I agree that if you're just comparing the two groups within a time point, this would not be repeated measures (though it's not clear to me that this comparison is necessarily valuable, I'll have to take your word for that).
If you're picking a time point and saying "how do A and B compare" then the values in A and in B would not seem to be paired. That would be independent samples, wouldn't it?
As such, I don't see how the signed rank test applies.
[However, if you're repeating the comparison at several time points, I don't know that separate models/tests is necessarily the ideal choice; that may depend in part on exactly what information you seek/what conclusions you're trying to draw]
A: It's of course difficult to know how to respond to a reviewer without understanding the full scope of the analysis and manuscript, but I have a couple of thoughts.

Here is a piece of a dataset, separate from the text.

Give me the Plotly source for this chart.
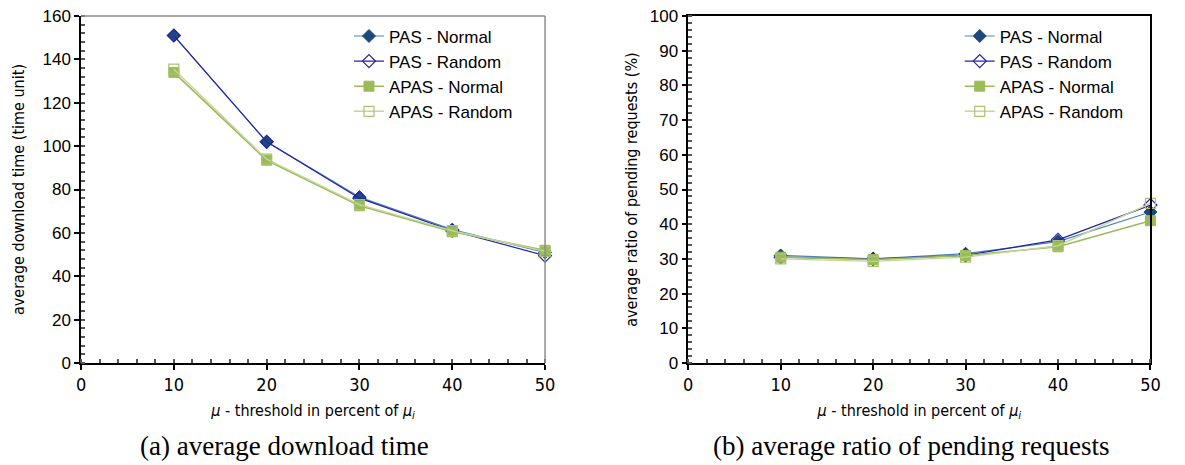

Since your dependent variable is measured on an ordinal scale of 1 to 10, the reviewer is probably off the mark suggesting you find a "transformation" presumably to change the variable to one that is approximately marginally normal.
Your instinct to use a nonparametric test was a good one.  But the reviewer does have a point that it usually is desirable to put all the measurements together in one model.
There may be a nonparametric model to handle this design, but I'm not aware of one.  Friedman or Quade won't work.  There are some options discussed in Feys 2016, but I'm not really familiar with them.
My advice would be to use ordinal regression, which will allow for mixed effects to take into account the fact that there are multiple measurements on the same subject.  The ease of conducting ordinal regression differs with different software packages.  It's rather easy and flexible in R.